--- Information supplied ---

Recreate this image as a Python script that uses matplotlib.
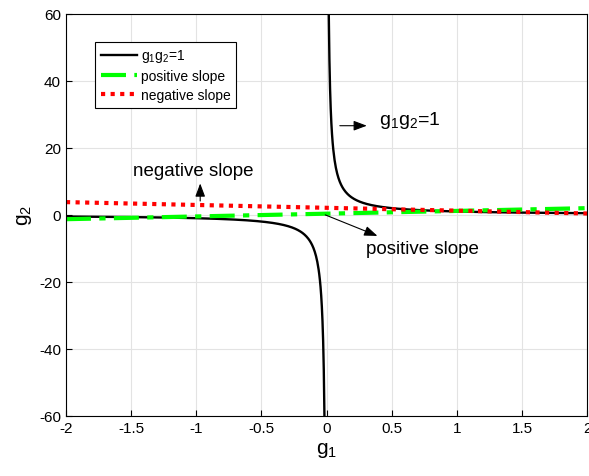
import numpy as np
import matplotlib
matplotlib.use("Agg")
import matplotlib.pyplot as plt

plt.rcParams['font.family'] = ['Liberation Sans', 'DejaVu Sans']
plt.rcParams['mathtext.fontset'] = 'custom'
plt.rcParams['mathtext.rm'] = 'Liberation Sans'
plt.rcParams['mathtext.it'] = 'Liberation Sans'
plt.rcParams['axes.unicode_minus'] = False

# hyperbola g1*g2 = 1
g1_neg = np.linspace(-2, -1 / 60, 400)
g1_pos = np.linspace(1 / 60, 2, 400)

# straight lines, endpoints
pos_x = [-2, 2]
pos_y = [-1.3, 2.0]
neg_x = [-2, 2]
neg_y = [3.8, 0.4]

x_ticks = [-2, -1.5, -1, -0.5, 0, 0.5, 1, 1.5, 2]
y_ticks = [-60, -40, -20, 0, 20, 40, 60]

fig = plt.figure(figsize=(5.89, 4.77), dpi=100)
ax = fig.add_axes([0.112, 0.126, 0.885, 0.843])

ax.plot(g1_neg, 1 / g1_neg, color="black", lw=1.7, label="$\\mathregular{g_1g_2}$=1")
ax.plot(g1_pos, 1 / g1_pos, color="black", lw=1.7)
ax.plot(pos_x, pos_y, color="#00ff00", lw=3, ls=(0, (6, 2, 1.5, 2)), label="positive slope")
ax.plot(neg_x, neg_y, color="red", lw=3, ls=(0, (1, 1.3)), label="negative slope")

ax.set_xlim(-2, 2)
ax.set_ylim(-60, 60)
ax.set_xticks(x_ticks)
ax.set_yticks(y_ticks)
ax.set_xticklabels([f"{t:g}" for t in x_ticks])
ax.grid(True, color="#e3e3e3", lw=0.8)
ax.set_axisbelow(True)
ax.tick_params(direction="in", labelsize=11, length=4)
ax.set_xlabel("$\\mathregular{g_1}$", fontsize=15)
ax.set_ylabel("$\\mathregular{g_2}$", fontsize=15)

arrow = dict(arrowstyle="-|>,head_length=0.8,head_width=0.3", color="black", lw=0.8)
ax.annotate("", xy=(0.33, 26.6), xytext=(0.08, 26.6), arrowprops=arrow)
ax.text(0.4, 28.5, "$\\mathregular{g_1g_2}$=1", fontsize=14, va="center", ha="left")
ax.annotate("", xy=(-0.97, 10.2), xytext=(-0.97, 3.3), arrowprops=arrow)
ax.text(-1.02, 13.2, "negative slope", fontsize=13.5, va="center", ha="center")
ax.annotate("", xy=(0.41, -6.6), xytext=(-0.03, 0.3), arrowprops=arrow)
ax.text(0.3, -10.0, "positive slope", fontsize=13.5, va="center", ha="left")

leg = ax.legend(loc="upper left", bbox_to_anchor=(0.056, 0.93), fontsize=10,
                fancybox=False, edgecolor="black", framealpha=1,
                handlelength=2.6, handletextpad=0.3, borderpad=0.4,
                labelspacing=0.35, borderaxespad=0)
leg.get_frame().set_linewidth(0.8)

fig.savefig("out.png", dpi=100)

---

Job
Take the material above from its first line through the line holding "plt.rcParams['axes.unicode_minus'] = False" and set it down exactly, without the pictures.

Task answer
Recreate this image as a Python script that uses matplotlib.
import numpy as np
import matplotlib
matplotlib.use("Agg")
import matplotlib.pyplot as plt

plt.rcParams['font.family'] = ['Liberation Sans', 'DejaVu Sans']
plt.rcParams['mathtext.fontset'] = 'custom'
plt.rcParams['mathtext.rm'] = 'Liberation Sans'
plt.rcParams['mathtext.it'] = 'Liberation Sans'
plt.rcParams['axes.unicode_minus'] = False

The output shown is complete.